Defining the structural concepts for workshop participants shows exactly why ontology modeling is a necessary exercise.
Your Next Top Model
It’s easy to see how modeling an ontology prior to the build can save time and wrong directions. For example, I added musical artists and theme songs later in the development. While musical artists are people, they don’t share the same properties and relationships as actors and directors. In addition, the People scheme was originally built around the notion of individuals while many musical artists are collections of people in a band. Therefore, some additional work needs to be done to differentiate what an artist includes versus other people properties.
What I have been doing through trial and error could have gone much farther much faster if I had enlisted the help of others in a workshop. For instance, brainstorming the possible schemes—Characters, Equipment, Films, Genres, Locations, People, Themes—could have been set from the beginning, allowing a clear understanding of which relationships between concepts should exist and whether collections should span many schemes or not.

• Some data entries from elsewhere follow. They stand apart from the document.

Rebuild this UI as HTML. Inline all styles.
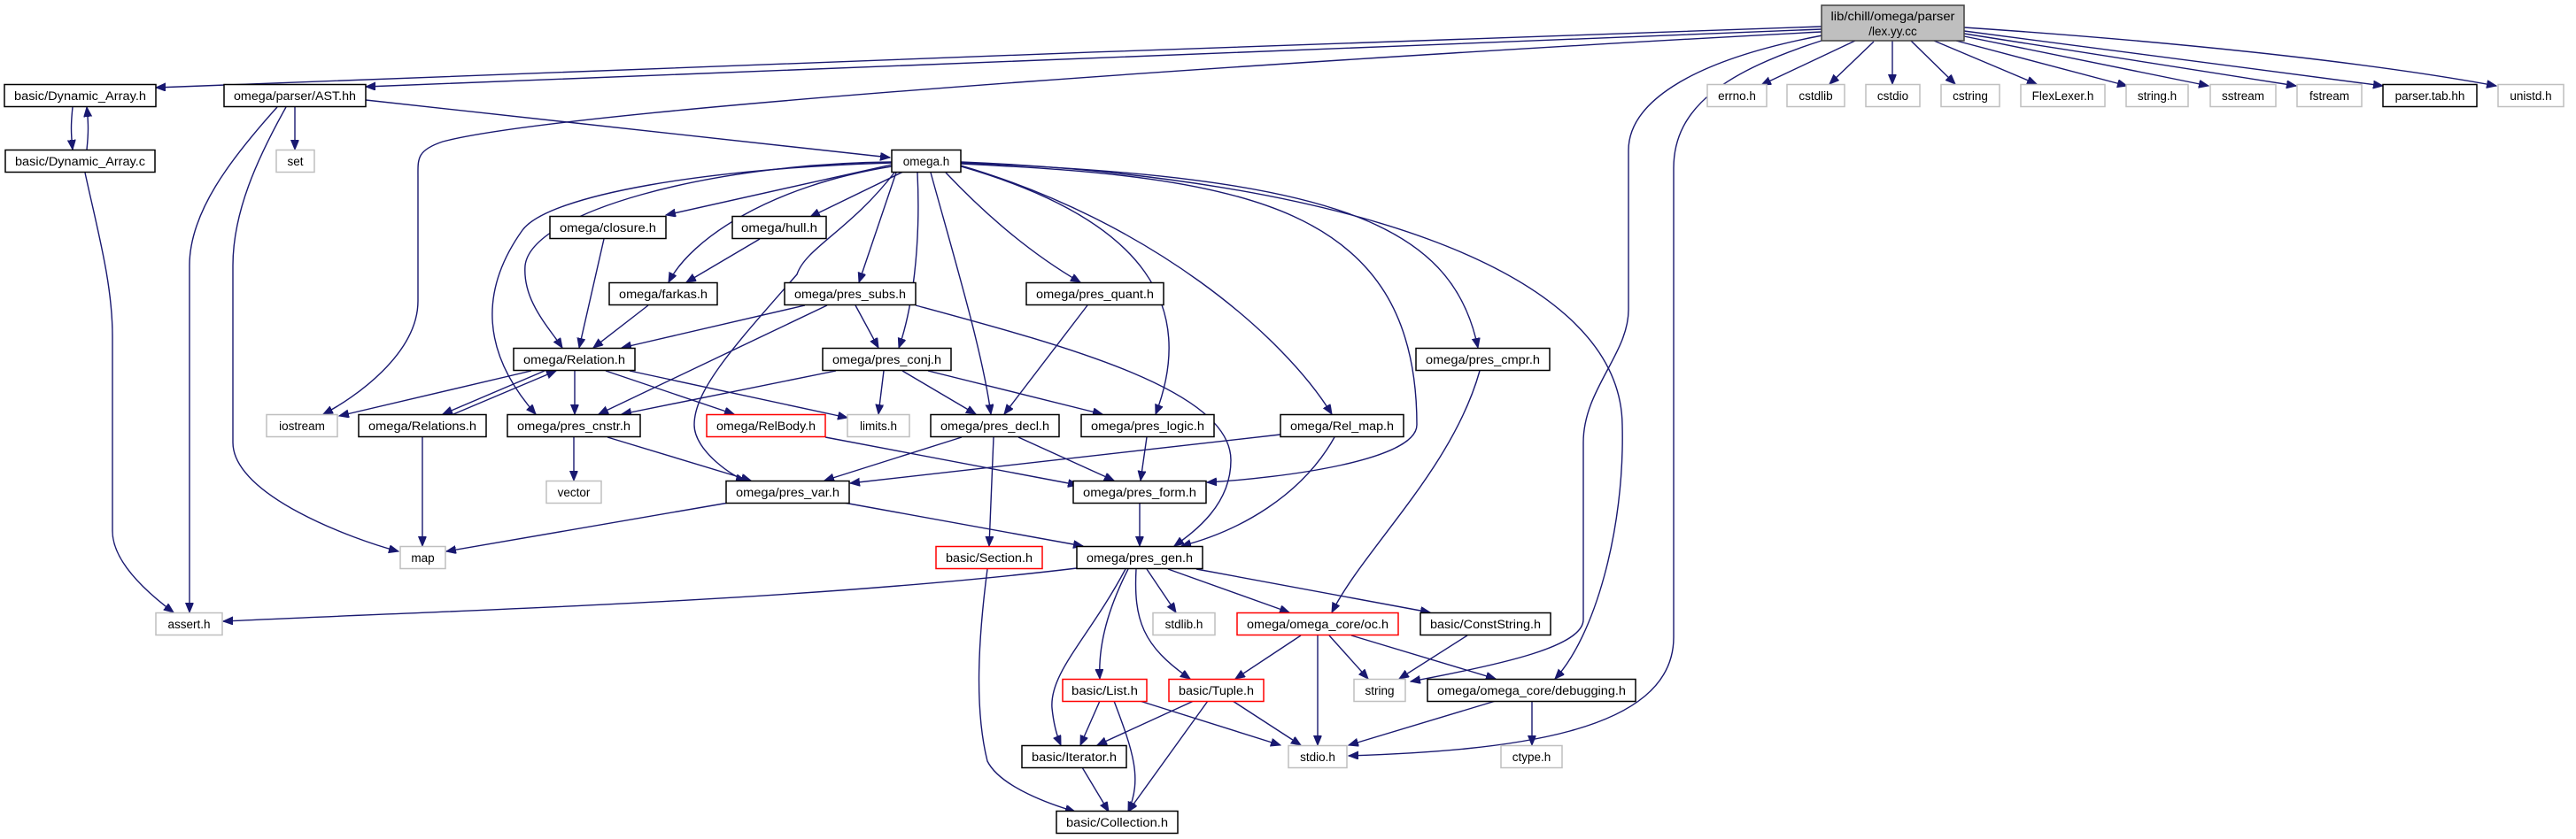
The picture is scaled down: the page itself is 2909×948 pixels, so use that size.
<!DOCTYPE html>
<html><head><meta charset="utf-8"><style>
html,body{margin:0;padding:0;background:#fff;}
svg{display:block;}
text{font-family:"Liberation Sans",sans-serif;font-size:13.5px;fill:#000;}
.e{fill:none;stroke:#191970;stroke-width:1.4;marker-end:url(#a);}
.b{fill:#fff;stroke:#000;stroke-width:1.5;}
.g{fill:#fff;stroke:#bfbfbf;stroke-width:1.5;}
.r{fill:#fff;stroke:#ff0000;stroke-width:1.5;}
</style></head><body>
<svg width="2909" height="948" viewBox="0 0 2909 948" xmlns="http://www.w3.org/2000/svg">
<defs><marker id="a" markerWidth="12" markerHeight="10" refX="11" refY="4.5" orient="auto" markerUnits="userSpaceOnUse"><path d="M0,0 L11,4.5 L0,9 z" fill="#191970" stroke="#191970"/></marker></defs>
<g>
<path class="e" d="M2057,30 C1500,50 600,80 176,99"/>
<path class="e" d="M2057,33 C1500,55 900,80 413,98"/>
<path class="e" d="M2057,36 C1600,60 650,120 500,160 C470,170 472,180 472,200 L472,340 C472,400 400,450 365,468"/>
<path class="e" d="M2058,40 C1900,70 1839,120 1839,170 L1839,350 C1839,400 1788,440 1788,500 L1788,700 C1788,730 1700,750 1593,770"/>
<path class="e" d="M2060,45 C1950,80 1890,120 1890,190 L1890,720 C1890,830 1700,848 1523,854"/>
<path class="e" d="M2095,46 L1989,96"/>
<path class="e" d="M2116,47 L2066,95"/>
<path class="e" d="M2137,46 L2137,95"/>
<path class="e" d="M2158,46 L2208,95"/>
<path class="e" d="M2184,46 L2300,95"/>
<path class="e" d="M2209,46 L2402,97"/>
<path class="e" d="M2218,41 L2494,97"/>
<path class="e" d="M2218,38 L2593,97"/>
<path class="e" d="M2218,35 L2691,97"/>
<path class="e" d="M2218,31 C2500,50 2700,75 2819,97"/>
<path class="e" d="M82,121 C80,140 80,150 82,169"/>
<path class="e" d="M98,169 C100,150 100,140 98,121"/>
<path class="e" d="M96,195 C110,260 127,320 127,380 L127,600 C127,640 180,680 196,692"/>
<path class="e" d="M333,121 L333,169"/>
<path class="e" d="M313,121 C260,180 214,240 214,300 L214,692"/>
<path class="e" d="M323,121 C290,180 263,240 263,300 L263,500 C263,560 400,610 450,623"/>
<path class="e" d="M413,113 L1005,178"/>
<path class="e" d="M1007,186 L752,243"/>
<path class="e" d="M1020,194 L915,245"/>
<path class="e" d="M1007,188 C870,210 780,270 755,319"/>
<path class="e" d="M1012,195 L970,319"/>
<path class="e" d="M1007,183 C800,185 600,240 593,300 C590,340 620,370 635,393"/>
<path class="e" d="M1007,184 C800,190 620,220 590,260 C540,330 545,400 605,468"/>
<path class="e" d="M1010,195 C960,260 910,280 900,310 C830,390 784,440 784,480 C784,510 830,540 842,543"/>
<path class="e" d="M1036,195 C1040,280 1030,350 1015,393"/>
<path class="e" d="M1051,195 C1080,300 1110,400 1119,468"/>
<path class="e" d="M1068,195 C1120,250 1170,290 1220,319"/>
<path class="e" d="M1085,188 C1300,250 1350,350 1305,468"/>
<path class="e" d="M1085,187 C1300,250 1450,380 1504,468"/>
<path class="e" d="M1085,185 C1400,200 1600,230 1600,480 C1600,520 1450,540 1363,545"/>
<path class="e" d="M1085,184 C1500,200 1640,250 1669,393"/>
<path class="e" d="M1085,183 C1500,200 1830,300 1832,480 C1835,600 1800,720 1756,767"/>
<path class="e" d="M1034,345 C1200,390 1390,440 1390,520 C1390,570 1350,600 1326,617"/>
<path class="e" d="M682,270 L654,393"/>
<path class="e" d="M858,270 L775,319"/>
<path class="e" d="M732,345 L670,393"/>
<path class="e" d="M909,345 L702,393"/>
<path class="e" d="M934,345 L676,468"/>
<path class="e" d="M966,345 L992,393"/>
<path class="e" d="M1228,345 L1134,468"/>
<path class="e" d="M600,419 L383,470"/>
<path class="e" d="M615,419 L500,468"/>
<path class="e" d="M512,468 L628,419"/>
<path class="e" d="M649,419 L649,468"/>
<path class="e" d="M684,419 L829,468"/>
<path class="e" d="M711,419 L957,472"/>
<path class="e" d="M944,419 L702,468"/>
<path class="e" d="M998,419 L992,468"/>
<path class="e" d="M1019,419 L1102,468"/>
<path class="e" d="M1048,419 L1245,468"/>
<path class="e" d="M477,494 L477,617"/>
<path class="e" d="M648,494 L648,543"/>
<path class="e" d="M686,494 L848,543"/>
<path class="e" d="M932,494 L1217,548"/>
<path class="e" d="M1086,494 L931,543"/>
<path class="e" d="M1150,494 L1258,543"/>
<path class="e" d="M1122,494 L1117,617"/>
<path class="e" d="M1295,494 L1288,543"/>
<path class="e" d="M1671,419 C1640,530 1540,620 1504,692"/>
<path class="e" d="M1446,491 L960,546"/>
<path class="e" d="M1507,494 C1470,560 1400,600 1334,617"/>
<path class="e" d="M823,568 L504,623"/>
<path class="e" d="M953,568 L1223,617"/>
<path class="e" d="M1287,568 L1287,617"/>
<path class="e" d="M1216,642 C900,680 500,690 252,702"/>
<path class="e" d="M1295,643 L1328,692"/>
<path class="e" d="M1319,643 L1456,692"/>
<path class="e" d="M1351,643 L1615,692"/>
<path class="e" d="M1274,643 C1250,690 1240,730 1242,767"/>
<path class="e" d="M1283,643 C1280,700 1290,730 1344,767"/>
<path class="e" d="M1271,643 C1230,720 1185,760 1188,800 C1190,820 1195,835 1198,842"/>
<path class="e" d="M1115,643 C1105,720 1100,800 1115,860 C1130,890 1190,910 1214,917"/>
<path class="e" d="M1469,718 L1395,767"/>
<path class="e" d="M1488,718 L1488,842"/>
<path class="e" d="M1501,718 L1545,767"/>
<path class="e" d="M1526,718 L1689,767"/>
<path class="e" d="M1657,718 L1580,767"/>
<path class="e" d="M1242,792 L1220,842"/>
<path class="e" d="M1258,792 C1280,850 1290,880 1274,917"/>
<path class="e" d="M1287,792 L1446,842"/>
<path class="e" d="M1348,792 L1239,842"/>
<path class="e" d="M1364,792 L1274,917"/>
<path class="e" d="M1392,792 L1469,842"/>
<path class="e" d="M1689,792 L1523,842"/>
<path class="e" d="M1730,792 L1730,842"/>
<path class="e" d="M1222,867 L1252,917"/>
</g>
<g>
<rect x="2057" y="6" width="161" height="40" fill="#bfbfbf" stroke="#404040" stroke-width="1.5"/>
<text x="2137.5" y="23" text-anchor="middle" textLength="140" lengthAdjust="spacingAndGlyphs">lib/chill/omega/parser</text>
<text x="2137.5" y="40" text-anchor="middle">/lex.yy.cc</text>
</g>
<g id="nodes"></g>
<!-- nodes -->
<rect class="b" x="5" y="95.5" width="171" height="25"/><text x="90.5" y="113" text-anchor="middle" textLength="149" lengthAdjust="spacingAndGlyphs">basic/Dynamic_Array.h</text>
<rect class="b" x="253" y="95.5" width="160" height="25"/><text x="333" y="113" text-anchor="middle" textLength="138" lengthAdjust="spacingAndGlyphs">omega/parser/AST.hh</text>
<rect class="g" x="1928" y="95.5" width="67" height="25"/><text x="1961.5" y="113" text-anchor="middle">errno.h</text>
<rect class="g" x="2018" y="95.5" width="65" height="25"/><text x="2050.5" y="113" text-anchor="middle">cstdlib</text>
<rect class="g" x="2107" y="95.5" width="61" height="25"/><text x="2137.5" y="113" text-anchor="middle">cstdio</text>
<rect class="g" x="2192" y="95.5" width="66" height="25"/><text x="2225" y="113" text-anchor="middle">cstring</text>
<rect class="g" x="2282" y="95.5" width="95" height="25"/><text x="2329.5" y="113" text-anchor="middle">FlexLexer.h</text>
<rect class="g" x="2401" y="95.5" width="70" height="25"/><text x="2436" y="113" text-anchor="middle">string.h</text>
<rect class="g" x="2496" y="95.5" width="74" height="25"/><text x="2533" y="113" text-anchor="middle">sstream</text>
<rect class="g" x="2594" y="95.5" width="73" height="25"/><text x="2630.5" y="113" text-anchor="middle">fstream</text>
<rect class="b" x="2691" y="95.5" width="106" height="25"/><text x="2744" y="113" text-anchor="middle">parser.tab.hh</text>
<rect class="g" x="2821" y="95.5" width="74" height="25"/><text x="2858" y="113" text-anchor="middle">unistd.h</text>
<rect class="b" x="6" y="169.5" width="169" height="25"/><text x="90.5" y="187" text-anchor="middle" textLength="147" lengthAdjust="spacingAndGlyphs">basic/Dynamic_Array.c</text>
<rect class="g" x="312" y="169.5" width="43" height="25"/><text x="333.5" y="187" text-anchor="middle">set</text>
<rect class="b" x="1007" y="169.5" width="78" height="25"/><text x="1046" y="187" text-anchor="middle">omega.h</text>
<rect class="b" x="621" y="244.5" width="131" height="25"/><text x="686.5" y="262" text-anchor="middle" textLength="109" lengthAdjust="spacingAndGlyphs">omega/closure.h</text>
<rect class="b" x="827" y="244.5" width="106" height="25"/><text x="880" y="262" text-anchor="middle" textLength="86" lengthAdjust="spacingAndGlyphs">omega/hull.h</text>
<rect class="b" x="688" y="319.5" width="122" height="25"/><text x="749" y="337" text-anchor="middle" textLength="100" lengthAdjust="spacingAndGlyphs">omega/farkas.h</text>
<rect class="b" x="886" y="319.5" width="148" height="25"/><text x="960" y="337" text-anchor="middle" textLength="126" lengthAdjust="spacingAndGlyphs">omega/pres_subs.h</text>
<rect class="b" x="1159" y="319.5" width="155" height="25"/><text x="1236.5" y="337" text-anchor="middle" textLength="133" lengthAdjust="spacingAndGlyphs">omega/pres_quant.h</text>
<rect class="b" x="580" y="393.5" width="137" height="25"/><text x="648.5" y="411" text-anchor="middle" textLength="115" lengthAdjust="spacingAndGlyphs">omega/Relation.h</text>
<rect class="b" x="929" y="393.5" width="145" height="25"/><text x="1001.5" y="411" text-anchor="middle" textLength="123" lengthAdjust="spacingAndGlyphs">omega/pres_conj.h</text>
<rect class="b" x="1599" y="393.5" width="151" height="25"/><text x="1674.5" y="411" text-anchor="middle" textLength="129" lengthAdjust="spacingAndGlyphs">omega/pres_cmpr.h</text>
<rect class="g" x="301" y="468.5" width="80" height="25"/><text x="341" y="486" text-anchor="middle">iostream</text>
<rect class="b" x="405" y="468.5" width="144" height="25"/><text x="477" y="486" text-anchor="middle" textLength="122" lengthAdjust="spacingAndGlyphs">omega/Relations.h</text>
<rect class="b" x="573" y="468.5" width="150" height="25"/><text x="648" y="486" text-anchor="middle" textLength="128" lengthAdjust="spacingAndGlyphs">omega/pres_cnstr.h</text>
<rect class="r" x="798" y="468.5" width="134" height="25"/><text x="865" y="486" text-anchor="middle" textLength="112" lengthAdjust="spacingAndGlyphs">omega/RelBody.h</text>
<rect class="g" x="957" y="468.5" width="70" height="25"/><text x="992" y="486" text-anchor="middle">limits.h</text>
<rect class="b" x="1051" y="468.5" width="145" height="25"/><text x="1123.5" y="486" text-anchor="middle" textLength="123" lengthAdjust="spacingAndGlyphs">omega/pres_decl.h</text>
<rect class="b" x="1221" y="468.5" width="150" height="25"/><text x="1296" y="486" text-anchor="middle" textLength="128" lengthAdjust="spacingAndGlyphs">omega/pres_logic.h</text>
<rect class="b" x="1446" y="468.5" width="139" height="25"/><text x="1515.5" y="486" text-anchor="middle" textLength="117" lengthAdjust="spacingAndGlyphs">omega/Rel_map.h</text>
<rect class="g" x="617" y="543.5" width="62" height="25"/><text x="648" y="561" text-anchor="middle">vector</text>
<rect class="b" x="820" y="543.5" width="139" height="25"/><text x="889.5" y="561" text-anchor="middle" textLength="117" lengthAdjust="spacingAndGlyphs">omega/pres_var.h</text>
<rect class="b" x="1212" y="543.5" width="150" height="25"/><text x="1287" y="561" text-anchor="middle" textLength="128" lengthAdjust="spacingAndGlyphs">omega/pres_form.h</text>
<rect class="g" x="452" y="617.5" width="51" height="25"/><text x="477.5" y="635" text-anchor="middle">map</text>
<rect class="r" x="1057" y="617.5" width="120" height="25"/><text x="1117" y="635" text-anchor="middle" textLength="98" lengthAdjust="spacingAndGlyphs">basic/Section.h</text>
<rect class="b" x="1216" y="617.5" width="142" height="25"/><text x="1287" y="635" text-anchor="middle" textLength="120" lengthAdjust="spacingAndGlyphs">omega/pres_gen.h</text>
<rect class="g" x="176" y="692.5" width="75" height="25"/><text x="213.5" y="710" text-anchor="middle">assert.h</text>
<rect class="g" x="1302" y="692.5" width="70" height="25"/><text x="1337" y="710" text-anchor="middle">stdlib.h</text>
<rect class="r" x="1397" y="692.5" width="182" height="25"/><text x="1488" y="710" text-anchor="middle" textLength="160" lengthAdjust="spacingAndGlyphs">omega/omega_core/oc.h</text>
<rect class="b" x="1604" y="692.5" width="147" height="25"/><text x="1677.5" y="710" text-anchor="middle" textLength="125" lengthAdjust="spacingAndGlyphs">basic/ConstString.h</text>
<rect class="r" x="1200" y="767.5" width="95" height="25"/><text x="1247.5" y="785" text-anchor="middle" textLength="75" lengthAdjust="spacingAndGlyphs">basic/List.h</text>
<rect class="r" x="1320" y="767.5" width="107" height="25"/><text x="1373.5" y="785" text-anchor="middle" textLength="85" lengthAdjust="spacingAndGlyphs">basic/Tuple.h</text>
<rect class="g" x="1529" y="767.5" width="58" height="25"/><text x="1558" y="785" text-anchor="middle">string</text>
<rect class="b" x="1612" y="767.5" width="235" height="25"/><text x="1729.5" y="785" text-anchor="middle" textLength="213" lengthAdjust="spacingAndGlyphs">omega/omega_core/debugging.h</text>
<rect class="b" x="1154" y="842.5" width="118" height="25"/><text x="1213" y="860" text-anchor="middle" textLength="96" lengthAdjust="spacingAndGlyphs">basic/Iterator.h</text>
<rect class="g" x="1455" y="842.5" width="66" height="25"/><text x="1488" y="860" text-anchor="middle">stdio.h</text>
<rect class="g" x="1695" y="842.5" width="69" height="25"/><text x="1729.5" y="860" text-anchor="middle">ctype.h</text>
<rect class="b" x="1193" y="916.5" width="137" height="25"/><text x="1261.5" y="934" text-anchor="middle" textLength="115" lengthAdjust="spacingAndGlyphs">basic/Collection.h</text>
</svg>
</body></html>
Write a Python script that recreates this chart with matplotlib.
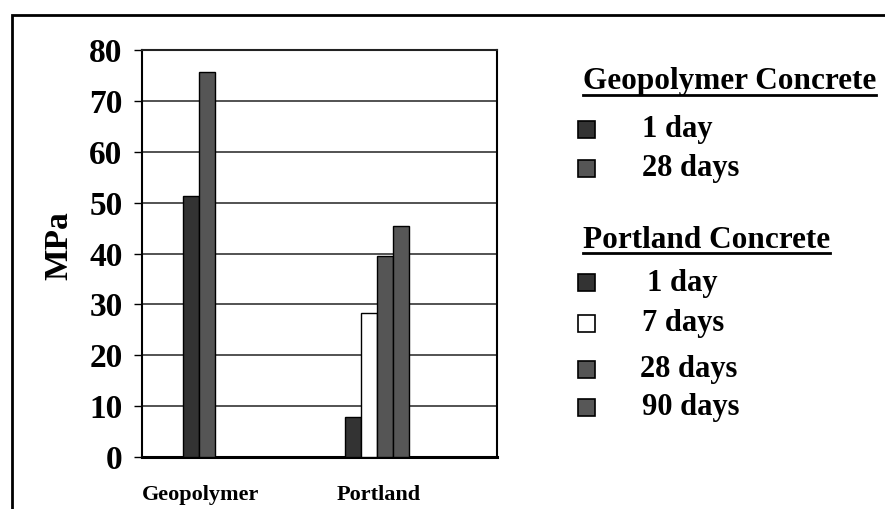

I could have also made the choice to find existing data and import it rather than create it from scratch. Importing existing vocabularies is still an option, especially for a general subject like geographic locations.
While it’s been possible for me to slowly add to the overall Bondtology and even reverse decisions that no longer made sense as the schemes grew in scope, the work of undoing prior decisions and going in new directions takes time from the overall development.
There are always known and unknown unknowns, including changes in scope and what applications will use your ontology. However, developing Your Company’s Next Top Model ontology can get farther faster with planned modeling activities.